Recorded information ::
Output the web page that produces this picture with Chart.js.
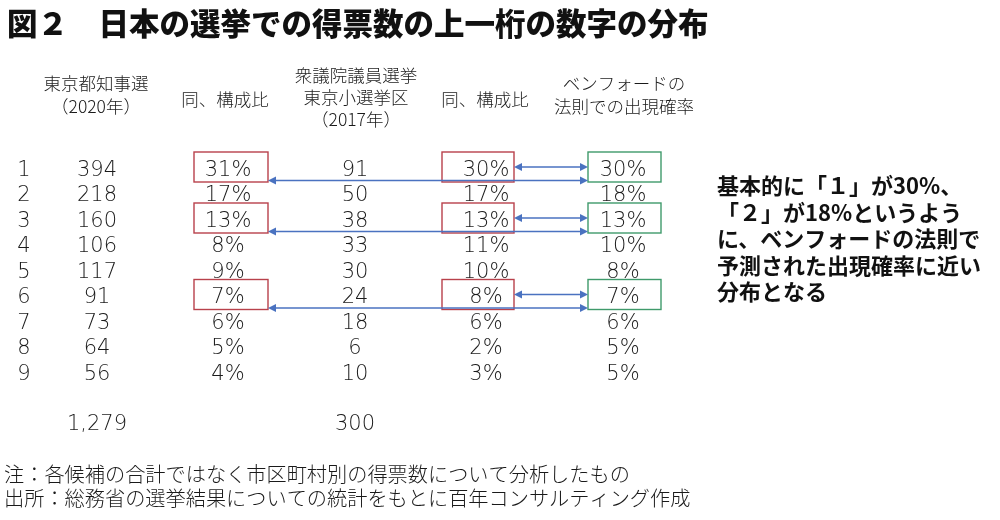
...
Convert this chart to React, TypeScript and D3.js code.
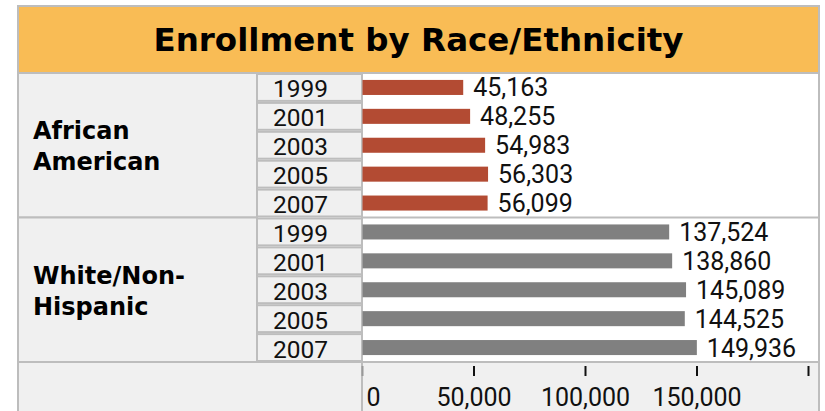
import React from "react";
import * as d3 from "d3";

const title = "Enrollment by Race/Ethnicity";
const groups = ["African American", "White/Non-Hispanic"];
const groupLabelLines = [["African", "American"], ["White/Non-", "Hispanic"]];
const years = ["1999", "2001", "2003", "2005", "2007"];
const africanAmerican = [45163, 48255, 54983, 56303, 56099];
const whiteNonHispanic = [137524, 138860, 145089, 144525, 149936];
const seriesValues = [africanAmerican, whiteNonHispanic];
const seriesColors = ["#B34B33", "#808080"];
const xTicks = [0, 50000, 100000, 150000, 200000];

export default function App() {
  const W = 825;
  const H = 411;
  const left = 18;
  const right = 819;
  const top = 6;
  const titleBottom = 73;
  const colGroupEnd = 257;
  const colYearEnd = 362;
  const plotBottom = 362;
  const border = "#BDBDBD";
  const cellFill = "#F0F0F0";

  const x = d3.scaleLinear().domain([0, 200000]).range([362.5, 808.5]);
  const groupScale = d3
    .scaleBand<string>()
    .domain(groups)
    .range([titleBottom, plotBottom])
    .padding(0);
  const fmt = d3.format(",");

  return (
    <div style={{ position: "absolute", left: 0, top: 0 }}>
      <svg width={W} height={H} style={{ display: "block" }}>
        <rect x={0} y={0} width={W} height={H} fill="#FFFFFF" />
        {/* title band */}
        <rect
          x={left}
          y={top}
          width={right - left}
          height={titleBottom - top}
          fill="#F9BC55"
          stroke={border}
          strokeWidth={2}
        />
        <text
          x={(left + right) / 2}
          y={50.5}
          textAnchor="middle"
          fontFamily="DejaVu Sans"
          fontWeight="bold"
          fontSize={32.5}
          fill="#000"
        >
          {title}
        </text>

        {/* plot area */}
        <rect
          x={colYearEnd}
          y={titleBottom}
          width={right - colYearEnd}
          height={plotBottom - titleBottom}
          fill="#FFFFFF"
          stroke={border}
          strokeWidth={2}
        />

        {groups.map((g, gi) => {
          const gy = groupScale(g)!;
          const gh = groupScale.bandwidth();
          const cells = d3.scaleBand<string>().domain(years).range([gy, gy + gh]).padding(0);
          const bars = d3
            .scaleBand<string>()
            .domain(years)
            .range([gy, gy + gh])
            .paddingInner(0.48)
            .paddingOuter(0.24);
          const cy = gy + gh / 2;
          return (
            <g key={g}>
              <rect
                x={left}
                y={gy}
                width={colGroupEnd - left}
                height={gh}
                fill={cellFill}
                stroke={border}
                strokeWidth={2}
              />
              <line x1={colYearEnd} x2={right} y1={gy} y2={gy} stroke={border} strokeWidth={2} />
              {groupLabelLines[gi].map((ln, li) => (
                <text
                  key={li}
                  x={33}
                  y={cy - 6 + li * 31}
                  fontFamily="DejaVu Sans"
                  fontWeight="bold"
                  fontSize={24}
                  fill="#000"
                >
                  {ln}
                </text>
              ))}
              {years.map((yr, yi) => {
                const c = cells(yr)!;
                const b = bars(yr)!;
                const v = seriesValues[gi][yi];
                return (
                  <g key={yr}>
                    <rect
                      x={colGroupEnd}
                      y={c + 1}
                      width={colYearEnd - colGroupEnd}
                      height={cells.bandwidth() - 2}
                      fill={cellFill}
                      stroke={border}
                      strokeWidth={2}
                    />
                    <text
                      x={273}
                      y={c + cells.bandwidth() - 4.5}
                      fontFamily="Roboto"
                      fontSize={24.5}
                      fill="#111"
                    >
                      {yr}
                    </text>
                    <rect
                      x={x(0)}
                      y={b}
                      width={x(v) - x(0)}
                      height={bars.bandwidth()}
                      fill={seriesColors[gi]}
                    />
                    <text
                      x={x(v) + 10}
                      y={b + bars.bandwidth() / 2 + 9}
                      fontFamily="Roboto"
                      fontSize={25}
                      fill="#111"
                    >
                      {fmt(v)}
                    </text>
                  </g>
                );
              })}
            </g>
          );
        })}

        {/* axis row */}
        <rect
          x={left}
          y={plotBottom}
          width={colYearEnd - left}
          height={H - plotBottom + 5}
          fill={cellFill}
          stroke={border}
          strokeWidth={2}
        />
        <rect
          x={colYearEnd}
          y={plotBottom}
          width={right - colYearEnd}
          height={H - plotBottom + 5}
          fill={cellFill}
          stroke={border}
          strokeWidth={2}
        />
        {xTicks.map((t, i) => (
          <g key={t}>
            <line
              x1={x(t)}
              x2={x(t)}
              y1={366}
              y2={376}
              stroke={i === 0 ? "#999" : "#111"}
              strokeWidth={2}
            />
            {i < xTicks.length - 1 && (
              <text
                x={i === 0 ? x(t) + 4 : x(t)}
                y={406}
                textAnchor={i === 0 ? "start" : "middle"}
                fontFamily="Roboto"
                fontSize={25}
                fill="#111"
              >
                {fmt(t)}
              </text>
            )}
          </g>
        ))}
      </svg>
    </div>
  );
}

Work to be completed ::
Begin with the line where "Convert this chart" appears and end with the line where "import * as" appears. Copy only that stretch, exactly, with no pictures.

Solution below ::
Convert this chart to React, TypeScript and D3.js code.
import React from "react";
import * as d3 from "d3";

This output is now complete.